Each service was appropriately solemn – the more so as the tragic knowledge of the helicopter accident this morning became known by those present. Neither glorified war. At both, a uniquely New Zealand atmosphere prevailed. Biculturalism felt unforced; there were nice and sometimes accidental touches of informality. There was a sense of unbrassy confidence and dignity – a sense of a country and a community that had come to terms with itself.

It’s a case, I’m afraid, of the people leading, and the politicians being left way behind. I couldn’t help but contrast the feeling of right-ness of each ceremony today with the bad taste that the immaturity of the debate last week about our identity as a nation left in my mouth.

First, we had the National/Maori Party colluding over the covert accession to the Declaration on the Rights of Indigenous Peoples.
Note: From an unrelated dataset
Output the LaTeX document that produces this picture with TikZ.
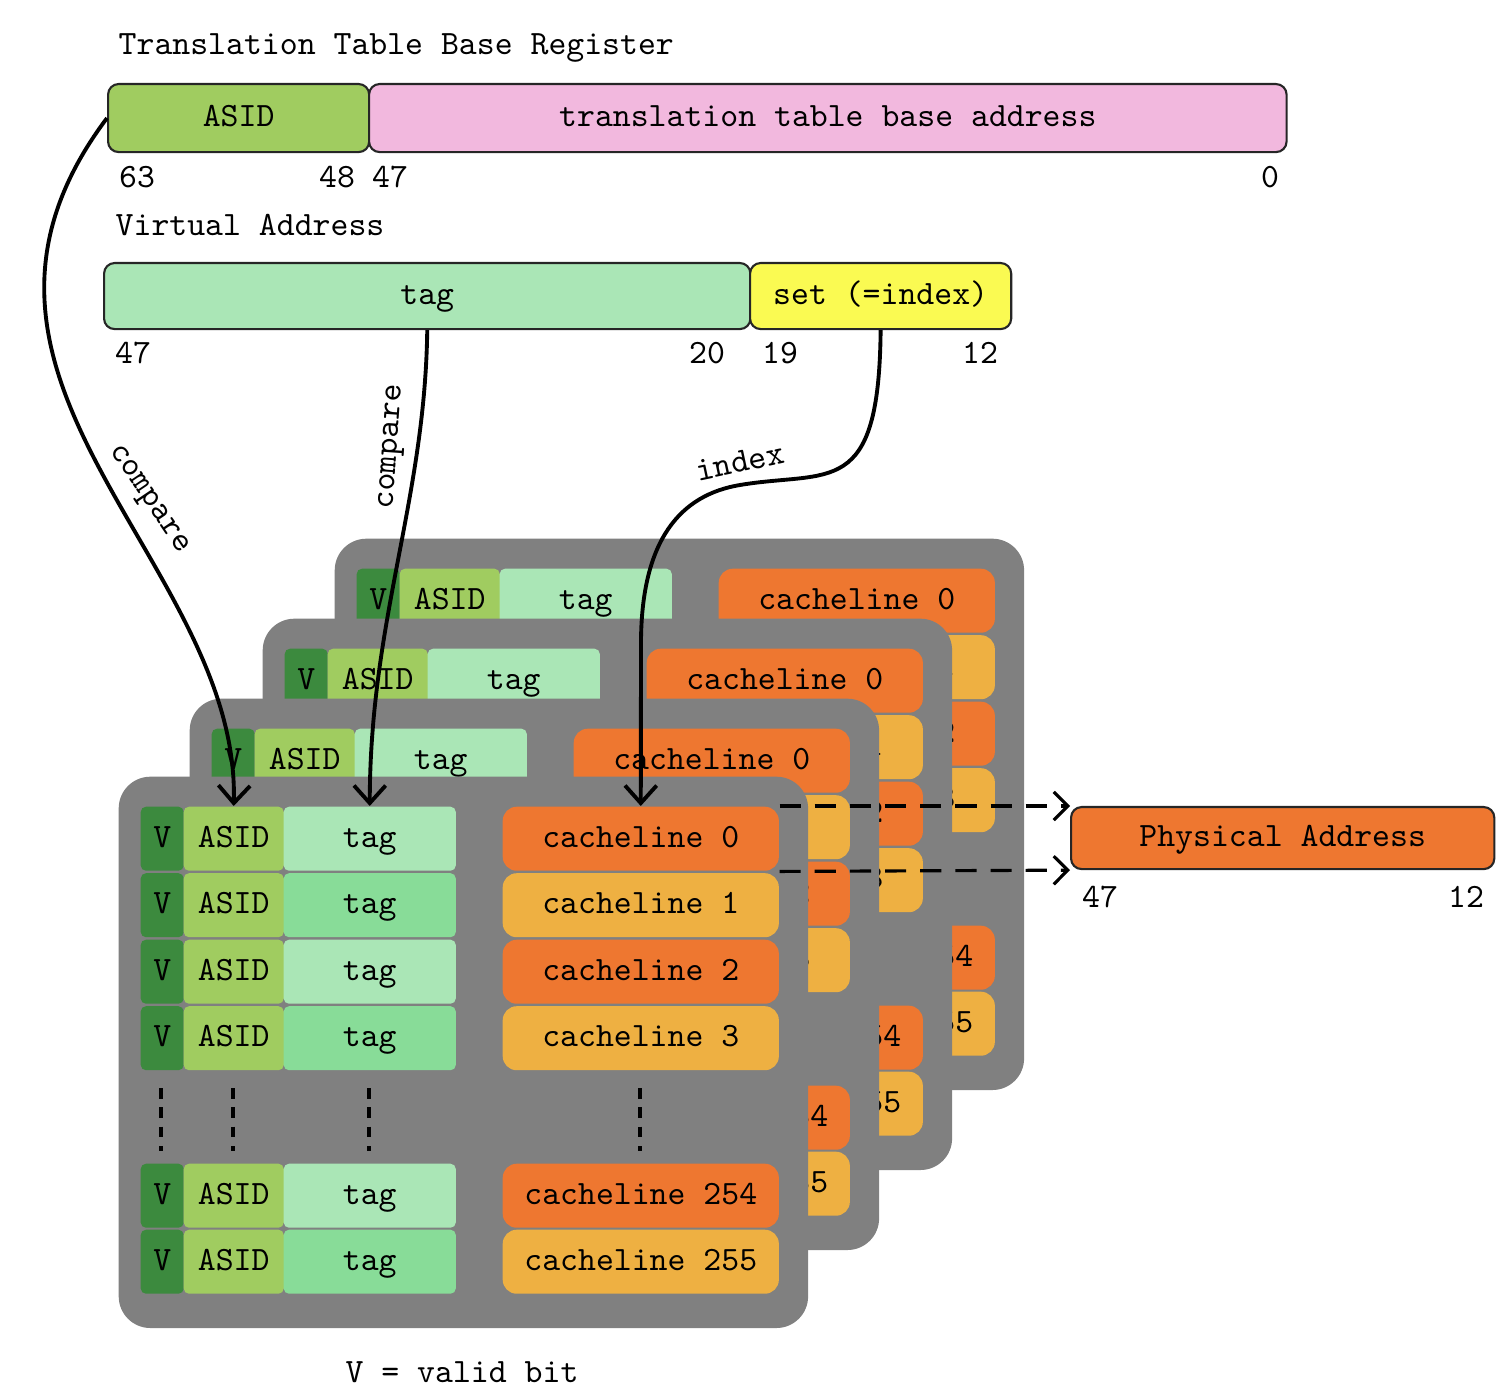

Then we had a heap of uninformed rhetoric about what our accession would mean. To top it all off, National, ACT and the Maori Party bloc-voted to stop a bill to allow people to vote on whether NZ should eventually become a republic going to a select committee for public submissions. During that debate, a whole lot of dishonest rhetoric was repeated by Government members.

It’s well-known in Labour circles that I thought we should have acceded to the Declaration when we were in Government. Around the time that the new ALP Government was deciding that Australia should do so, I spent time with Rob McLelland, Australia’s Attorney-General, and Stephen Smith, its Minister of Foreign Affairs, discussing the mechanics of their intended accession, and the statement of reservations that would be made at the time on Australia’s behalf. It seemed to me that we could do something similar in New Zealand, so that accession could take place, in an honest and forthright way, preserving the paths already taken here in an attempt to redress past historical wrongs. The Labour cabinet here received strong official advice to the contrary, and in the end that advice prevailed.

I regret that. But I can say that open and respectful debates have occurred within the Labour caucus on the subject. Those debates have centered on the merits of the Declaration, the extent to which it can represent customary international law without the accession of two major common law jurisdictions that have enforced indigenous rights – the US and Canada- and whether an effectively partial accession would be an act of good faith on New Zealand’s part. These are the real questions around the Declaration. They deserve proper debate.

Ditto the issues around moving toward becoming a republic. We had an excellent caucus debate about the Bill. Better yet, colleagues decided to support the legislation. They could see the value of people getting to debate the issue through the select committee process. How disappointing, then, to get down to the House on Wednesday night to watch ACT not even bother to take a call, the Maori Party trot out all sorts of inaccurate rhetoric about how the bill was inconsistent with the Treaty, and the Nats talk about how the debate would be “divisive”, so we shouldn’t have it.

New Zealanders are more comfortable than their elected representatives on questions about their identity. It’s time for politicians to catch up.